Columbia University describes structural forensic engineering in the following terms, [21]: "Engineering investigation and determination of the causes of structural failures of buildings, bridges and other constructed facilities, as well as rendering opinions and giving testimony in judicial proceedings, often referred to as Forensic Structural Engineering, has become a field of professional practice of its own in the US.

Fig. 22. 3 by 3 risk matrix used to assess risk

“With rapid economic development, increased design sophistication, more-and-more daring construction technology and accelerated project delivery came the proliferation of structural failures throughout the world. Several countries are reviewing and/or streamlining technical, business, and legal procedures modeled on US practices - with both their advantages and faults - which require expert consultants/witnesses in both the forensic investigation and in the ensuing dispute resolution."

Structures are the most common civil engineering products which fail in accidents.

Mechanics and structural engineering, and more recently biomechanics, are my forte, and I try to accept assignments primarily in that area, computer graphics running a close second.
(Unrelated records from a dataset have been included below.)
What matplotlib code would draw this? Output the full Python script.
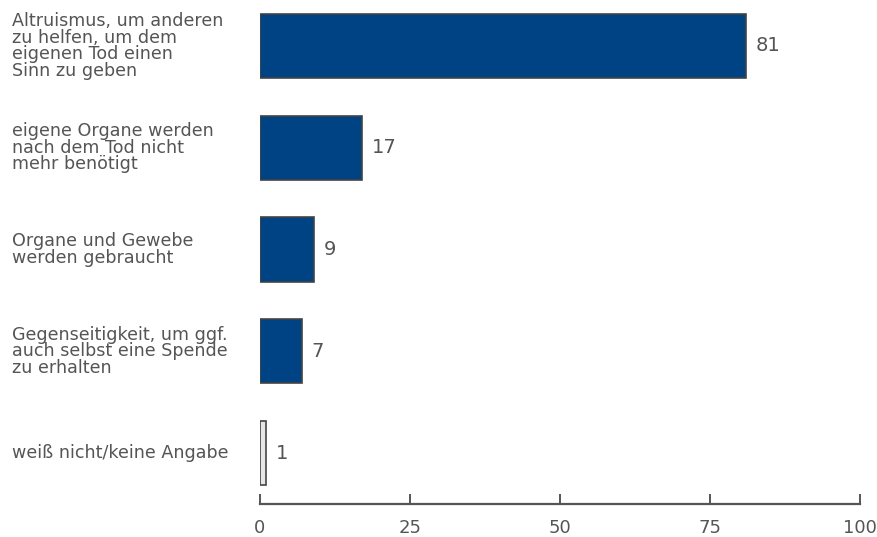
import matplotlib
matplotlib.use('Agg')
import matplotlib.pyplot as plt
import matplotlib.transforms as mtransforms

# data
categories = [
    'Altruismus, um anderen\nzu helfen, um dem\neigenen Tod einen\nSinn zu geben',
    'eigene Organe werden\nnach dem Tod nicht\nmehr benötigt',
    'Organe und Gewebe\nwerden gebraucht',
    'Gegenseitigkeit, um ggf.\nauch selbst eine Spende\nzu erhalten',
    'weiß nicht/keine Angabe',
]
values = [81, 17, 9, 7, 1]
fill_colors = ['#004384', '#004384', '#004384', '#004384', '#e6e6e6']
x_ticks = [0, 25, 50, 75, 100]

text_grey = '#555555'

fig = plt.figure(figsize=(8.78, 5.37), dpi=100)
ax = fig.add_axes([260 / 878, 33 / 537, 600 / 878, 504 / 537])

ypos = list(range(len(categories)))
ax.barh(ypos, values, height=0.63, color=fill_colors,
        edgecolor='#444444', linewidth=1.2)

# value labels next to bars
for y, v in zip(ypos, values):
    ax.text(v + 1.6, y, str(v), va='center', ha='left',
            fontsize=14, color=text_grey)

# category labels, left aligned at the figure edge
trans = mtransforms.blended_transform_factory(fig.transFigure, ax.transData)
for y, lab in zip(ypos, categories):
    ax.text(12 / 878, y, lab, transform=trans, va='center', ha='left',
            fontsize=12.6, color=text_grey, linespacing=0.9)

ax.set_xlim(0, 100)
ax.set_ylim(4.5, -0.45)
ax.set_yticks([])
ax.set_xticks(x_ticks)
ax.set_xticklabels([str(t) for t in x_ticks])

for side in ['top', 'right', 'left']:
    ax.spines[side].set_visible(False)
ax.spines['bottom'].set_color(text_grey)
ax.spines['bottom'].set_linewidth(1.6)
ax.tick_params(axis='x', direction='in', length=7, width=1.4,
               colors=text_grey, labelsize=13, pad=11)

fig.savefig('out.png', dpi=100)
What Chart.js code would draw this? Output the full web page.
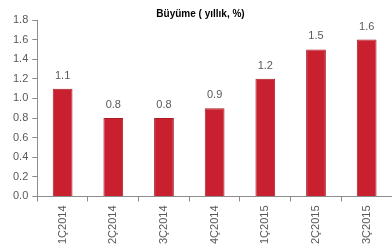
<!DOCTYPE html>
<html>
<head>
<meta charset="utf-8">
<script src="https://cdn.jsdelivr.net/npm/chart.js@4/dist/chart.umd.min.js"></script>
<style>
  html, body { margin: 0; padding: 0; background: #fff; }
  #wrap { width: 392px; height: 251px; }
</style>
</head>
<body>
<div id="wrap"><canvas id="GrowthChart"></canvas></div>
<script>
// veri
var quarters = ['1Ç2014', '2Ç2014', '3Ç2014', '4Ç2014', '1Ç2015', '2Ç2015', '3Ç2015'];
var growth = [1.1, 0.8, 0.8, 0.9, 1.2, 1.5, 1.6];
var chartTitle = 'Büyüme ( yıllık, %)';

var textColor = '#595959';
var axisColor = '#8c8c8c';

// bar ustune deger yazan kucuk plugin
var valueLabels = {
  id: 'valueLabels',
  afterDatasetsDraw: function(chart) {
    var ctx = chart.ctx;
    var meta = chart.getDatasetMeta(0);
    ctx.save();
    ctx.fillStyle = textColor;
    ctx.font = '11px "Liberation Sans", Arial, sans-serif';
    ctx.textAlign = 'center';
    ctx.textBaseline = 'middle';
    meta.data.forEach(function(bar, i) {
      ctx.fillText(growth[i].toFixed(1), bar.x, bar.y - 13);
    });
    ctx.restore();
  }
};

var ctx = document.getElementById('GrowthChart').getContext('2d');
var myChart = new Chart(ctx, {
  type: 'bar',
  data: {
    labels: quarters,
    datasets: [{
      data: growth,
      backgroundColor: '#C8202F',
      borderColor: '#A81B27',
      borderWidth: 1,
      barPercentage: 0.78,
      categoryPercentage: 0.5
    }]
  },
  options: {
    responsive: true,
    maintainAspectRatio: false,
    animation: false,
    layout: { padding: { left: 9, right: 0, top: 0, bottom: 3 } },
    plugins: {
      legend: { display: false },
      tooltip: { enabled: false },
      title: {
        display: true,
        text: chartTitle,
        color: '#000',
        font: { family: '"Liberation Sans", Arial, sans-serif', size: 10, weight: 'bold' },
        padding: { top: 8, bottom: 0 }
      }
    },
    scales: {
      x: {
        grid: {
          display: true,
          drawOnChartArea: false,
          tickLength: 5,
          color: axisColor,
          offset: true
        },
        border: { display: true, color: axisColor },
        ticks: {
          color: textColor,
          font: { family: '"Liberation Sans", Arial, sans-serif', size: 11 },
          minRotation: 90,
          maxRotation: 90,
          padding: 4
        }
      },
      y: {
        min: 0,
        max: 1.8,
        grid: {
          display: true,
          drawOnChartArea: false,
          tickLength: 5,
          color: axisColor
        },
        border: { display: true, color: axisColor },
        ticks: {
          stepSize: 0.2,
          color: textColor,
          font: { family: '"Liberation Sans", Arial, sans-serif', size: 11 },
          padding: 4,
          callback: function(v) { return v.toFixed(1); }
        }
      }
    }
  },
  plugins: [valueLabels]
});
</script>
</body>
</html>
I have found that tools of the trade here should include:

• Strength and properties of materials, and structural testing;
• Mechanics and structures analysis tools, both classical and digital;
• Fair degree of familiarity with biomechanics analysis;
• Strong fundamentals of various factors that make structures and components stand up or fall down - not ignoring very basic statics and dynamics; and,
• Associated skills like computer spreadsheets and graphics. 

Carper  lists the common causes of structural failures, as follows:

• Site selection and site development errors;
• Planning  deficiencies - high client expectations;
• Design and/or construction errors;
• Material deficiencies; and,
• Operational errors, such as alterations, use change, inadequate maintenance, etc.

Non-destructive testing (NDT) at the site and destructive testing in the lab are the common investigative test methods in structures.

In particular, concrete is quite amenable to NDT [23], as shown in Table 3.

Table 3. Non-destructive testing methods

Forensics in Transportation Engineering

On this, Hochstein [24] states, "Forensic engineering in transportation matters requires the application of basic Traffic and Transportation Engineering principles in investigating, analyzing, reporting and testifying with regard to an incident on, or the design, operation, and maintenance of, a transportation facility, a building, commercial, residential and other public sites, pedestrian areas, etc. It may require services such as accident reconstruction, right-of-way appropriation, pedestrian fall down, driver behaviour, design defects, signing, seat belts, code reinforcement, vehicle mechanics, maintenance practices, etc."

 As traffic injuries and fatalities are the most common around the world, forensic analysis of traffic accidents is a very essential professional service, and many companies and experts thrive from it. Re-creation and simulation constitute a very large part of the investigation.

Forensics in Geotechnical Engineering

Saxena [25] opines: "Forensics in the geo-domain encompasses an extensive array of topics with general emphasis in civil engineering and specific emphasis in geotechnical and related fields having geological, geophysical, geo-environmental, and structural applications. Mostly, it applies to failures after they occur when their application has prevented and/or identified failures prior to their occurrence. Furthermore, cases of analyses and evaluation of selected remedial measures, along with their effectiveness and economy, are normally subjected to judicial scrutiny."

As geo-technical engineering deals with properties of soil and other natural materials of which we can find only limited data from which we must extrapolate to the rest of the domain, and as these natural materials are susceptible to wide variations with complicated interactions with structures built in and on them, any accident which involves natural earth can get highly complex in its investigation. Experts here should be really experienced in their work and be willing to face a lot of argument in their testimony. Singapore, induced by the Nicoll Highway collapse discussed earlier, has in recent years highlighted the importance of sound geo-technical analysis and design, and emphasised its role in accident prevention.